- **Given request**: Copy from the first line below down to and including the line with "plt.rcParams['font.family'] = ['Liberation". Skip the pictures.

━━━━

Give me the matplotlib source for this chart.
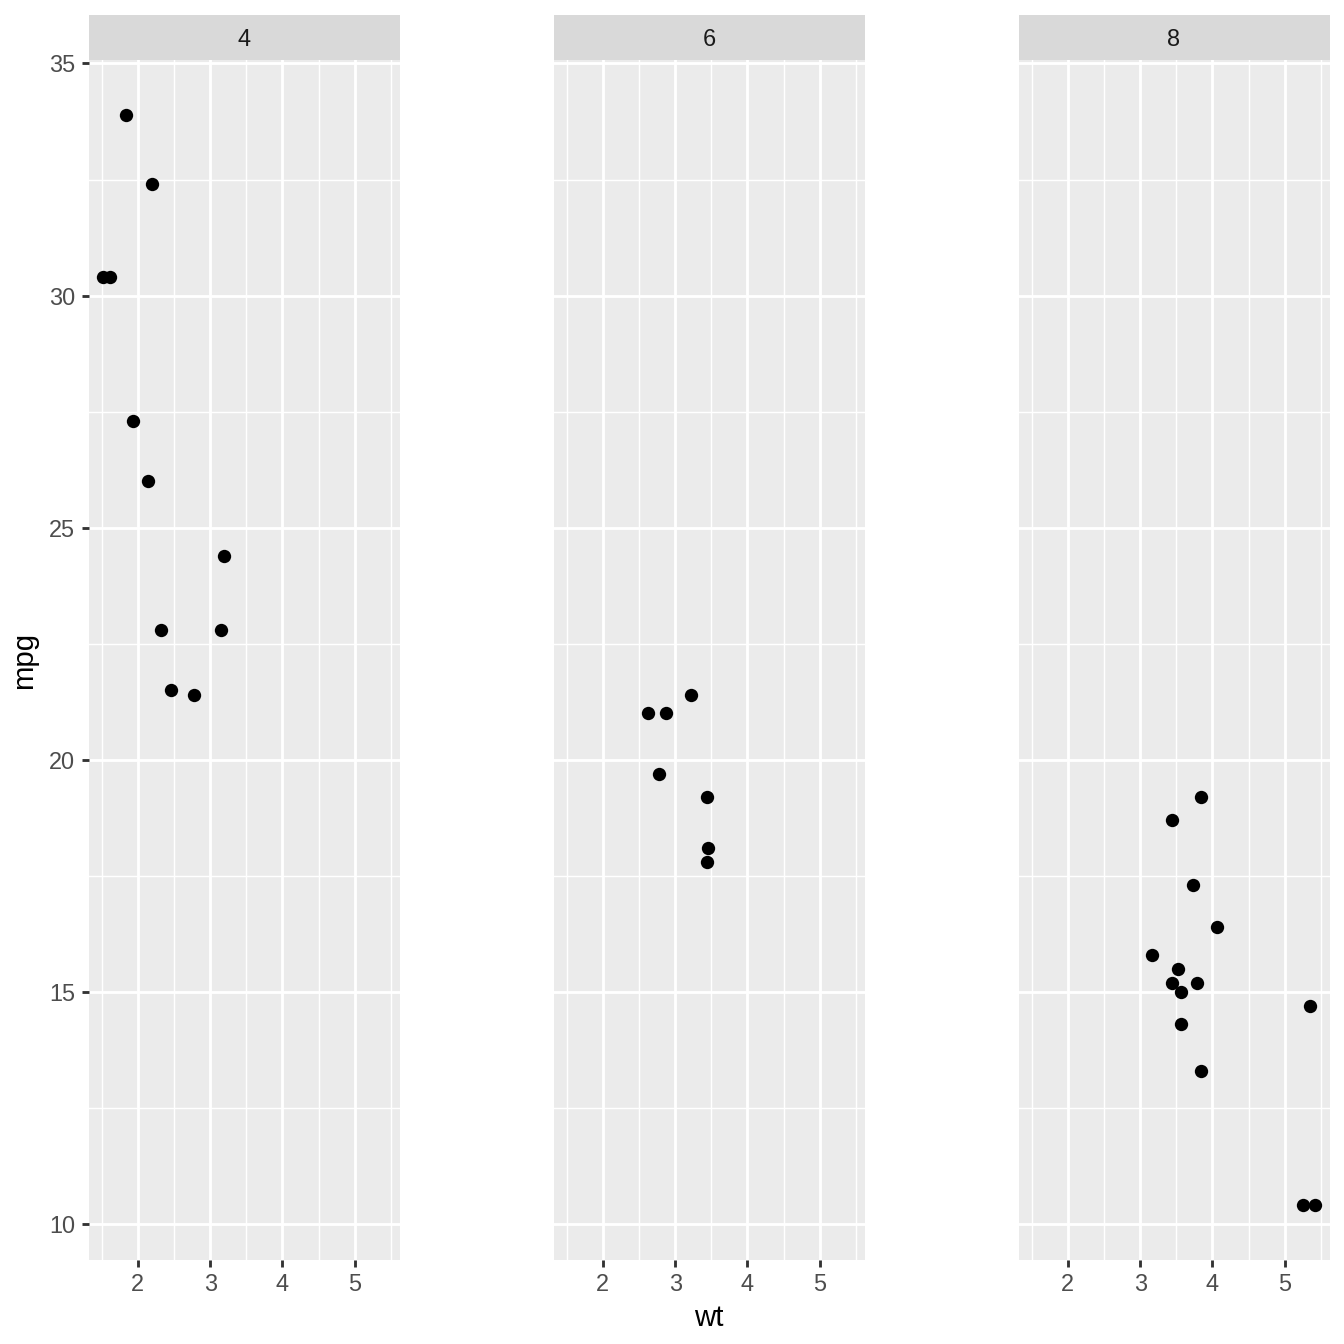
import numpy as np
import matplotlib
matplotlib.use('Agg')
from matplotlib import pyplot as plt

plt.rcParams['font.family'] = ['Liberation Sans', 'DejaVu Sans']

# mtcars, split by cyl
cyl_levels = ['4', '6', '8']
wt_4 = [2.320, 3.190, 3.150, 2.200, 1.615, 1.835, 2.465, 1.935, 2.140, 1.513, 2.780]
mpg_4 = [22.8, 24.4, 22.8, 32.4, 30.4, 33.9, 21.5, 27.3, 26.0, 30.4, 21.4]
wt_6 = [2.620, 2.875, 3.215, 3.460, 3.440, 3.440, 2.770]
mpg_6 = [21.0, 21.0, 21.4, 18.1, 19.2, 17.8, 19.7]
wt_8 = [3.440, 3.570, 4.070, 3.730, 3.780, 5.250, 5.424, 5.345, 3.520, 3.435, 3.840, 3.845, 3.170, 3.570]
mpg_8 = [18.7, 14.3, 16.4, 17.3, 15.2, 10.4, 10.4, 14.7, 15.5, 15.2, 13.3, 19.2, 15.8, 15.0]

x_ticks = [2, 3, 4, 5]
x_minor = [1.5, 2.5, 3.5, 4.5, 5.5]
y_ticks = [10, 15, 20, 25, 30, 35]
y_minor = [12.5, 17.5, 22.5, 27.5, 32.5]

groups = [(wt_4, mpg_4), (wt_6, mpg_6), (wt_8, mpg_8)]
all_wt = wt_4 + wt_6 + wt_8
all_mpg = mpg_4 + mpg_6 + mpg_8

def expand(vals):
    lo, hi = min(vals), max(vals)
    pad = (hi - lo) * 0.05
    return lo - pad, hi + pad

xlim = expand(all_wt)
ylim = expand(all_mpg)

W = 1344.0
fig = plt.figure(figsize=(7, 7), dpi=192)

lefts = [88.5, 553.5, 1018.5]
pw = 311.0
top, bottom = 60.0, 1260.0
strip_top = 15.0

for i, (lab, (wt, mpg)) in enumerate(zip(cyl_levels, groups)):
    ax = fig.add_axes([lefts[i] / W, (W - bottom) / W, pw / W, (bottom - top) / W])
    ax.set_facecolor('#EBEBEB')
    for s in ax.spines.values():
        s.set_visible(False)
    ax.set_xlim(*xlim)
    ax.set_ylim(*ylim)
    ax.set_xticks(x_ticks)
    ax.set_yticks(y_ticks)
    ax.set_xticks(x_minor, minor=True)
    ax.set_yticks(y_minor, minor=True)
    ax.grid(True, which='major', color='white', linewidth=1.07)
    ax.grid(True, which='minor', color='white', linewidth=0.53)
    ax.set_axisbelow(True)
    ax.tick_params(which='major', length=2.75, width=1.07, color='#333333',
                   labelcolor='#4D4D4D', labelsize=8.8, pad=2.2)
    ax.tick_params(which='minor', length=0)
    if i > 0:
        ax.tick_params(axis='y', which='major', length=0, labelleft=False)
    ax.plot(wt, mpg, 'o', color='black', markersize=5.0, markeredgewidth=0)

    sax = fig.add_axes([lefts[i] / W, (W - top) / W, pw / W, (top - strip_top) / W])
    sax.set_facecolor('#D9D9D9')
    sax.set_xticks([])
    sax.set_yticks([])
    for s in sax.spines.values():
        s.set_visible(False)
    sax.text(0.5, 0.45, lab, ha='center', va='center', fontsize=8.8,
             color='#1A1A1A', transform=sax.transAxes)

    if i == 1:
        ax.set_xlabel('wt', fontsize=11, labelpad=3)
    if i == 0:
        ax.set_ylabel('mpg', fontsize=11, labelpad=4)

fig.savefig('out.png', dpi=192)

━━━━

- **Output**:
Give me the matplotlib source for this chart.
import numpy as np
import matplotlib
matplotlib.use('Agg')
from matplotlib import pyplot as plt

plt.rcParams['font.family'] = ['Liberation Sans', 'DejaVu Sans']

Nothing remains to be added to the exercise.